The Y-TE is vital to the run game. If you shoehorn a natural H-TE into that spot, you're going to suffer in the run game, but probably be able to expand your passing attack. That balance is up to the coaches and it's why most teams usually go with 2-TEs. This way, they can always count on the blocking from their Y-TE.

Now, for the Bengals, losing Gresham will be a big loss in the fact that they don't currently have somebody to replace him. I think they'll draft a TE, but when it comes to blocking, this will be a priority when free agency arrives, but let's not look at the receiving H types, the Bengals will be active looking for the Y-TE. Here's the short list...

Blocking TEs

Free Agent List of Blocking Tight Ends

"@BHugh_215: Any chance Leon Hall slides to Nickel corner; play Dennard, Kirkpatrick at Boundary?"

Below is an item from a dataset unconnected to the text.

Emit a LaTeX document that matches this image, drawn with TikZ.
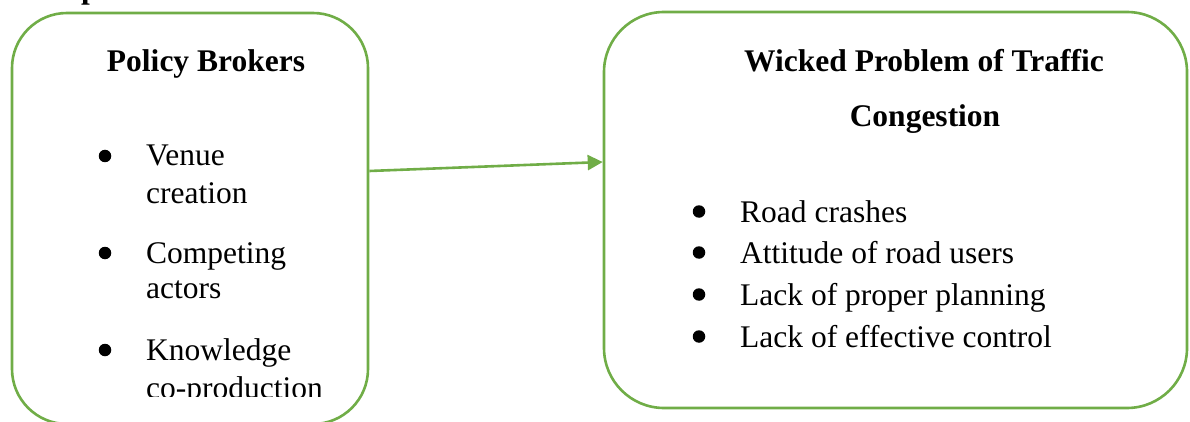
\documentclass[tikz,border=0pt]{standalone}
\usepackage{fontspec}
\setmainfont{Liberation Serif}
\usetikzlibrary{arrows.meta}
\definecolor{boxgreen}{HTML}{70AD47}
\tikzset{
  box/.style={draw=boxgreen, line width=2.6pt, inner sep=0pt},
  itemtext/.style={anchor=base west, inner sep=0pt, font=\fontsize{31.5}{36}\selectfont},
  titletext/.style={anchor=base, inner sep=0pt, font=\fontsize{31.5}{36}\selectfont\bfseries},
  dot/.style={circle, fill=black, inner sep=0pt, minimum size=12.5pt},
  link/.style={draw=boxgreen, line width=2.6pt, -{Triangle[length=15pt,width=15pt]}}
}
\begin{document}
\begin{tikzpicture}[x=1pt,y=-1pt]
\clip (0,0) rectangle (1190,422);
% partial heading glyph cut by the top edge
\node[anchor=base west, inner sep=0pt, font=\fontsize{31.5}{36}\selectfont\bfseries] (head) at (81,-1.5) {p};
% boxes
\node[box, rounded corners=55pt, minimum width=356pt, minimum height=411pt] (lb) at (190,218.5) {};
\node[box, rounded corners=60pt, minimum width=583pt, minimum height=396pt] (rb) at (895.5,210) {};
% arrow
\draw[link] ([yshift=47.5pt]lb.east) -- ([yshift=48pt]rb.west);
% left box content
\node[titletext] (lt) at (206,72) {Policy Brokers};
\begin{scope}
\clip (0,0) rectangle (1190,396);
\node[dot] (lb1) at (105,156) {};
\node[itemtext] (l1a) at (146,166) {Venue};
\node[itemtext] (l1b) at (146,203) {creation};
\node[dot] (lb2) at (105,253) {};
\node[itemtext] (l2a) at (146,263) {Competing};
\node[itemtext] (l2b) at (146,298) {actors};
\node[dot] (lb3) at (105,350) {};
\node[itemtext] (l3a) at (146,360) {Knowledge};
\node[itemtext] (l3b) at (146,398) {co-production};
\end{scope}
% right box content
\node[titletext] (rt1) at (924,72) {Wicked Problem of Traffic};
\node[titletext] (rt2) at (925,127) {Congestion};
\node[dot] (rb1) at (699,211.5) {};
\node[itemtext] (r1) at (740,222) {Road crashes};
\node[dot] (rb2) at (699,252.5) {};
\node[itemtext] (r2) at (740,263) {Attitude of road users};
\node[dot] (rb3) at (699,294.5) {};
\node[itemtext] (r3) at (740,305) {Lack of proper planning};
\node[dot] (rb4) at (699,336.5) {};
\node[itemtext] (r4) at (740,347) {Lack of effective control};
\end{tikzpicture}
\end{document}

Leon Hall still has something to offer. He's a good Nickel CB that'll play the run, is smart and is still great in zone coverage. Limiting him to just Nickel CB may not be a bad idea. You'd limit the chance that he hurts himself again while still seeing 500+ snaps a season. Maybe a fresher Hall would help extend his career. I'm just not sure his salary would allow the Bengals to use him in a limited capacity.

You have to think the future for the Bengals secondary is with Kirkpatrick at LCB, Dennard at RCB and Iloka at FS. Beyond that, things get murky after 2015.

"@StankFreakNasty: interested to see your report on Jaelen Strong. I was really impressed this year with his contested catches. Played hurt too."

Jaelen Strong is currently my 10th highest graded receiver prospect heading into the Scouting Combine. He is a big, possession WR with the ability to make crazy catches that grab your attention. He struggles to get open because of physical limitations and his route running isn't refined. Almost every pass targeted his way is contested. He is asked to make hard catches almost every time the ball is thrown his way. Sometimes it works, mostly it doesn't. This isn't a good formula for success.

His ball skills are great in flashes and poor in other flashes. He needs to be consistently good in this area to dominate. if you cannot consistently get open, you need to be able to win at the catch-point more than most. Consistency is an issue with Strong and I suspect it will continue. On the plus side, he played all over the ASU offense and ran a bunch of different routes. There's some upside here, but it may be play-to-play upside rather than long-term physical upside.

"@Shuntzz: Who is your pro comparison for ECU's Justin Hardy?"

Hardy is one of my favorite prospects at this point in the process. He stood out at the Senior Bowl and I immediately kept thinking of Marvin Jones because Hardy runs just like him and attacks the ball in a similar way. He currently grades out as my fourth-highest receiver.

He is a natural football player; Ball Skills and improv skills set him apart. Hardy had to play with a backyard, poor QB and had to adjust to poorly thrown passes and play outside the framework of conventional offenses. Even with the QB-play, Hardy was a very productive college WR.

I would tell coaches not to take away his ability to find open areas and break his routes. He has a Stevie Johnson element to him that makes Hardy very hard to predict and cover. He just has a natural feel for the game and it shows routinely. Let him shine in this atmosphere. He would work well with Russell Wilson, Tony Romo and Aaron Rodgers, (Who wouldn't?) but any quarterback willing to extend the play would find Justin Hardy a valuable asset. Hardy is a very willing and skilled blocker, he has the ability to run after the catch, throw passes and return punts. The versatility is there.

The bad side is Hardy almost always lined up on right side of the formation. He isn't an automatic catcher despite great ball-tracking. Hardy will finish his rookie season at 24-years-old.